The Founder-Acharya of the Hare Krishna Movement, His Divine Grace A.C. Bhaktivedanta Swami Prabhupada wrote about Diwali in a letter to a disciple:

"Diwali ceremony can be observed in the temple by illuminating 100's of candles, in different parts of the temple, and offering special Prasad to the Deity. This ceremony was observed by the inhabitants of Ayodhya, the Kingdom of Lord Ramacandra, while Lord Ramacandra was out of His Kingdom due to His 14 years banishment by the order of His father. His younger step-brother Bharata, took charge of the Kingdom and the day on which Lord Ramacandra took back the charge again from His brother, and seated on the throne, this is observed as Diwali function. This is the original idea of Diwali, and Dipabali. Dipabali means the same thing—Dipa means candles, and bali means numerous. When numerous candles are lighted it is called Dipabali. In India, this Dipabali function is celebrated in a special auspicious occasion."

Govardhana Puja

The day after Diwali is called Annakuta, or Govardhana Puja. On this day the inhabitants of Vrindavan (Lord Krishna’s abode on Earth) used to hold a festival to honor King Indra, the demigod responsible for providing the rains essential for a successful harvest.

One day, however, sensing that Indra had become overly proud of his position as king of heaven, Lord Krishna convinced the residents of Vrindavan to modify their festival and celebrate Govardhana Hill instead, arguing that it was the fertile soils on the hill that provided the grass upon which the cows and bulls grazed; that the cows and bulls who provided milk and ploughed the lands should be worshiped. This turn of events naturally upset the mighty Indra, who retaliated with terrifying rains and thunderstorms.

Seeing this, Lord Krishna, the Supreme Personality of Godhead, calmly lifted Govardhana Hill with the little finger of His left hand and held it up like a giant umbrella, providing a shelter for the people and animals of Vrindavan from the torrential downpours. The rains intensified. Indra's fury raged. Finally, after seven days, beholding the wonder of the situation and realizing the futility of his own actions, King Indra surrendered. He came down from the heavens and bowed before Lord Krishna with folded hands, offering prayers and asking for forgiveness. He realized his true position as servant of the Supreme Personality of Godhead. In this way Lord Krishna demonstrated that He is Deva Deva, the Lord of the Demigods, and that any purpose for which demigods might be worshiped could easily be served by worshiping Him, the supreme cause of all causes.

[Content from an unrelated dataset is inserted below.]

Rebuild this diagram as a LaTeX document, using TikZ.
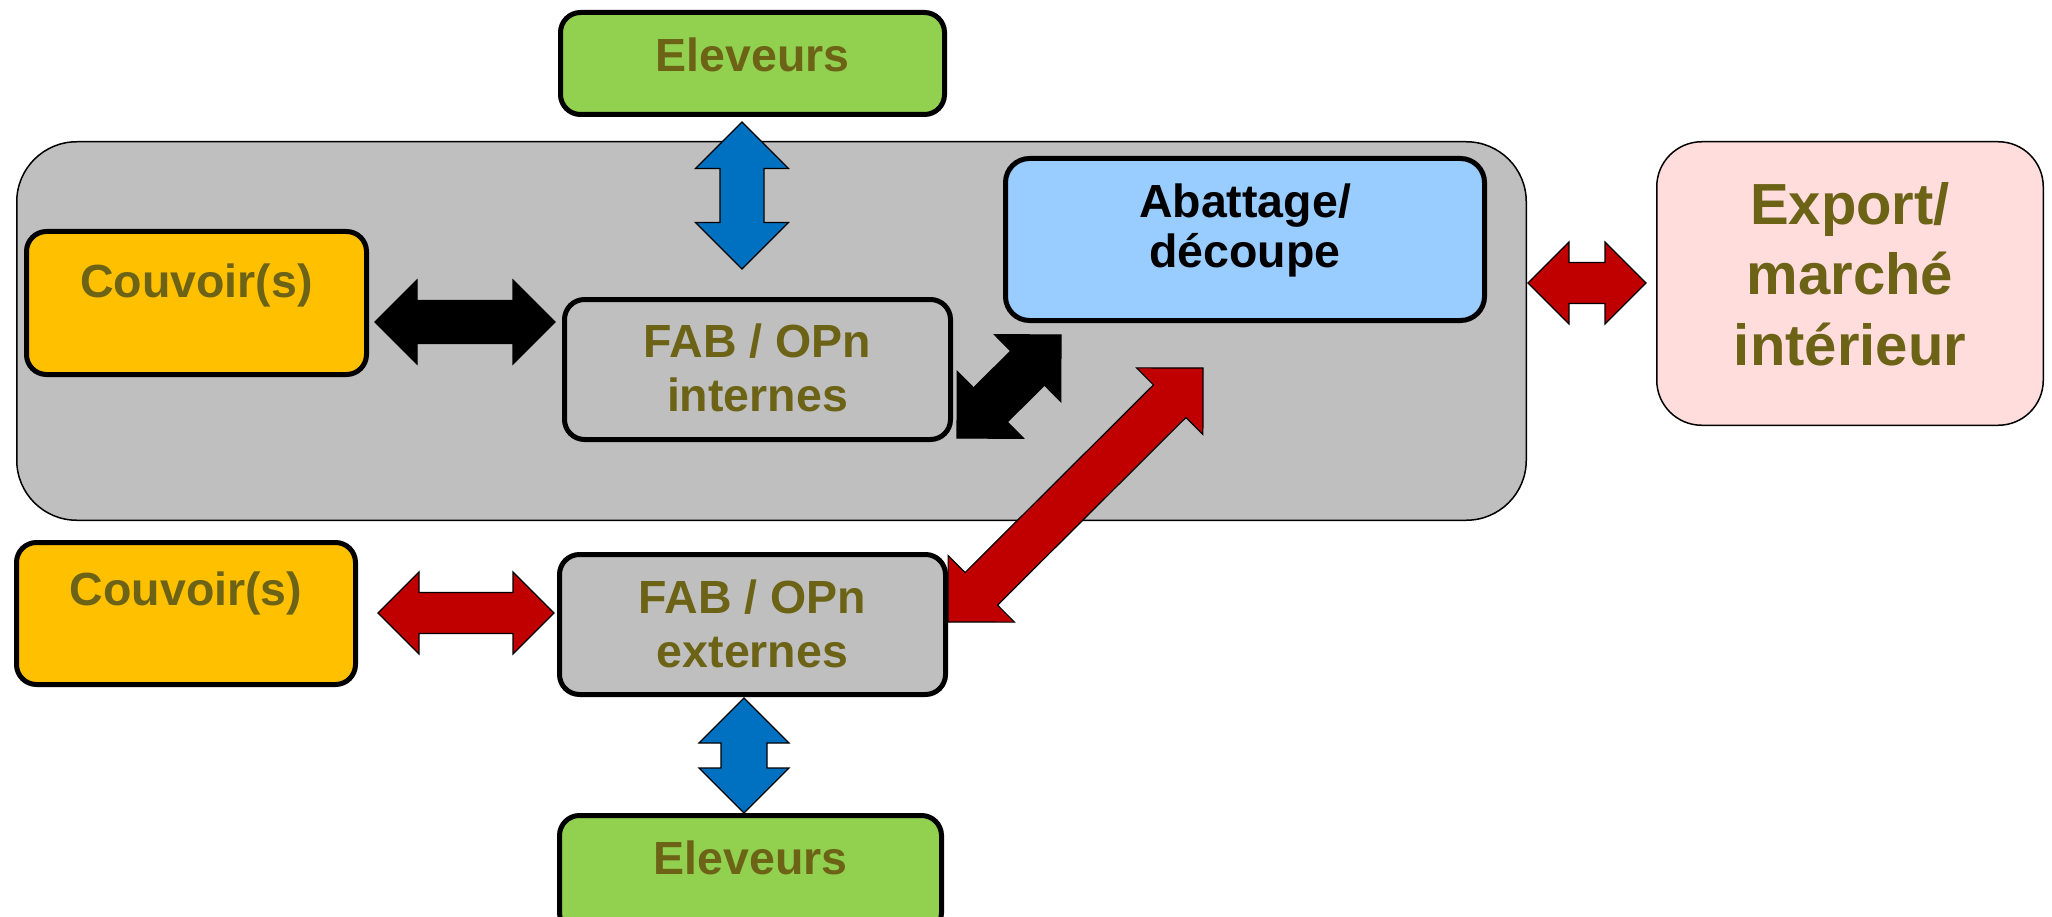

Several thousand years later, on this same day, Srila Madhavendra Puri established a temple for the self-manifest Gopala Deity on top of Govardhana Hill.

To celebrate this festival, devotees build a replica of Govardhana Hill made of various opulent foods, worship Lord Krishna as the lifter of Govardhana Hill, worship the hill as His incarnation, and worship the cows and bulls who are dear to the Lord. At the end of the festival, the hill of prasada (sanctified food) is distributed to the public. All Vaishnava temples in India and throughout the world observe this ceremony, and hundreds of people are fed prasada according to the capacity of each temple.